Самым “железнодорожным” русским писателем девятнадцатого века был Гарин-Михайловский. Герой его тетралогии после спасения собачки (о чем осведомляла младших школьников книга для классного и внеклассного чтения) превратился в гимназиста, студента, наделал долгов, пустился во все тяжкие… Говорит он о себе, что “сошел с рельсов, летит под откос”, и комментарии этой терминологии излишни. Спасает Тему Карташева то, что студентом он работал на паровозе помощником машиниста, глядел в жаркое окошечко топки. Этот паровоз, сохранившийся в воспоминаниях, вывозит героя в иную жизнь — инженерную.
Это вторая ипостась паровоза, второй его образ — рабочей лошади с широкой грудью, спасителя, что вывезет всё по широкой железной дороге. Этот образ стал основой иной литературы, где паровоз превратился в символ гораздо более важный, чем тягловая сила. Но об этом — в следующий раз.

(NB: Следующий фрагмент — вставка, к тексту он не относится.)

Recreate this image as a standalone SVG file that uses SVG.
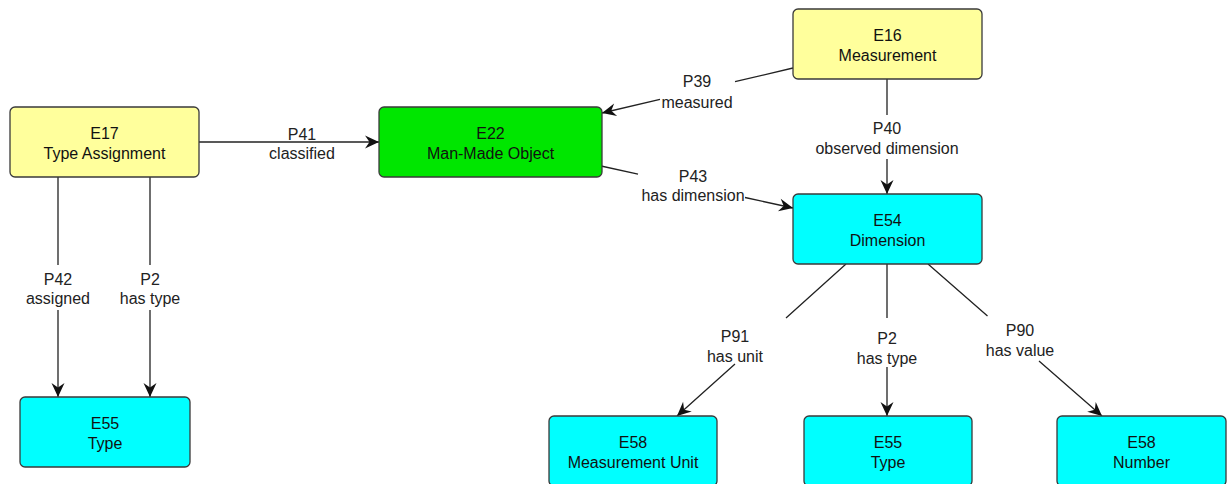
<svg xmlns="http://www.w3.org/2000/svg" width="1228" height="484" viewBox="0 0 1228 484">
<style>
.node rect{stroke:#3a3a3a;stroke-width:1.3}
.yellow{fill:#ffff9c}
.green{fill:#00e600}
.cyan{fill:#00ffff}
.nt{font-family:"Liberation Sans",Arial,sans-serif;font-size:16px;fill:#111;text-anchor:middle}
.el{font-family:"Liberation Sans",Arial,sans-serif;font-size:16px;fill:#222;text-anchor:middle}
.conn path{fill:none;stroke:#222;stroke-width:1.3;marker-end:url(#arr)}
</style>
<defs>
<marker id="arr" markerUnits="userSpaceOnUse" orient="auto" refX="0" refY="0" viewBox="-15 -7 16 14" markerWidth="16" markerHeight="14">
<path d="M0,0 L-14,-6.5 L-9.5,0 L-14,6.5 Z" fill="#111"/>
</marker>
</defs>
<rect width="1228" height="484" fill="#ffffff"/>
<g class="conn">
<path id="c-p41" d="M199,142 L379,142"/>
<path id="c-p42" d="M58,177 L58,265 M58,310 L58,397"/>
<path id="c-p2a" d="M150,177 L150,265 M150,310 L150,397"/>
<path id="c-p39" d="M793,68 L735,81.7 M660,99.3 L602,113"/>
<path id="c-p43" d="M601,166 L638,174.1 M745,197.5 L793,208"/>
<path id="c-p40" d="M887,79 L887,115 M887,159 L887,194"/>
<path id="c-p91" d="M846,264 L786,318 M735,364 L677,416"/>
<path id="c-p2b" d="M887,264 L887,318 M887,367 L887,416"/>
<path id="c-p90" d="M928,264 L987.5,316 M1039,361 L1102,416"/>
</g>
<g id="labels">
<text class="el" x="302" y="140">P41</text>
<text class="el" x="302" y="159">classified</text>
<text class="el" x="58" y="285">P42</text>
<text class="el" x="58" y="304">assigned</text>
<text class="el" x="150" y="285">P2</text>
<text class="el" x="150" y="304">has type</text>
<text class="el" x="697" y="87">P39</text>
<text class="el" x="697" y="108">measured</text>
<text class="el" x="693" y="182">P43</text>
<text class="el" x="693" y="201">has dimension</text>
<text class="el" x="887" y="134">P40</text>
<text class="el" x="887" y="154">observed dimension</text>
<text class="el" x="735" y="342">P91</text>
<text class="el" x="735" y="362">has unit</text>
<text class="el" x="887" y="344">P2</text>
<text class="el" x="887" y="364">has type</text>
<text class="el" x="1020" y="336">P90</text>
<text class="el" x="1020" y="356">has value</text>
</g>
<g id="E17" class="node"><rect class="yellow" x="10" y="107" width="189" height="70" rx="5"/><text class="nt" x="104.5" y="139">E17</text><text class="nt" x="104.5" y="159">Type Assignment</text></g>
<g id="E22" class="node"><rect class="green" x="379" y="107" width="223" height="70" rx="5"/><text class="nt" x="490.5" y="139">E22</text><text class="nt" x="490.5" y="159">Man-Made Object</text></g>
<g id="E16" class="node"><rect class="yellow" x="793" y="9" width="189" height="70" rx="5"/><text class="nt" x="887.5" y="41">E16</text><text class="nt" x="887.5" y="61">Measurement</text></g>
<g id="E54" class="node"><rect class="cyan" x="793" y="194" width="189" height="70" rx="5"/><text class="nt" x="887.5" y="226">E54</text><text class="nt" x="887.5" y="246">Dimension</text></g>
<g id="E55a" class="node"><rect class="cyan" x="20" y="397" width="170" height="70" rx="5"/><text class="nt" x="105" y="429">E55</text><text class="nt" x="105" y="449">Type</text></g>
<g id="E58a" class="node"><rect class="cyan" x="549" y="416" width="168" height="70" rx="5"/><text class="nt" x="633" y="448">E58</text><text class="nt" x="633" y="468">Measurement Unit</text></g>
<g id="E55b" class="node"><rect class="cyan" x="804" y="416" width="168" height="70" rx="5"/><text class="nt" x="888" y="448">E55</text><text class="nt" x="888" y="468">Type</text></g>
<g id="E58b" class="node"><rect class="cyan" x="1057" y="416" width="169" height="70" rx="5"/><text class="nt" x="1141.5" y="448">E58</text><text class="nt" x="1141.5" y="468">Number</text></g>
</svg>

Еще жил набоковский “игрушечный паровозик, упавший на бок и все продолжавший работать бодро жужжавшими колесами”, еще герой “с безграничным оптимизмом… надеялся, что щелкнет семафор и вырастет локомотив из точки вдали, где столько сливалось рельс между черными спинами домов… и жар его веры в паровоз держал его в плотном тепле”, но черта уже подводилась.
Ахматова говорила, что настоящее начало ХХ века — четырнадцатый год, а не календарный 1900-й. Незадолго до точки этого поворота, превращения Блок писал о ХIХ веке: “Век, который хорошо назван “беспламенным пожаром” у одного поэта; блистательный и погребальный век, который бросил на живое лицо человека глазетовый покров механики, позитивизма и экономического материализма, который похоронил человеческий голос в грохоте машин; металлический век, когда “железный коробок” — поезд железной дороги — обогнал “необгонимую тройку”, в которой “Гоголь олицетворял всю Россию”, как сказал Глеб Успенский”.
Но этот век кончился. Механическое чудовище — бронированный паровоз, давно ждавший своего часа, появился на рельсах России.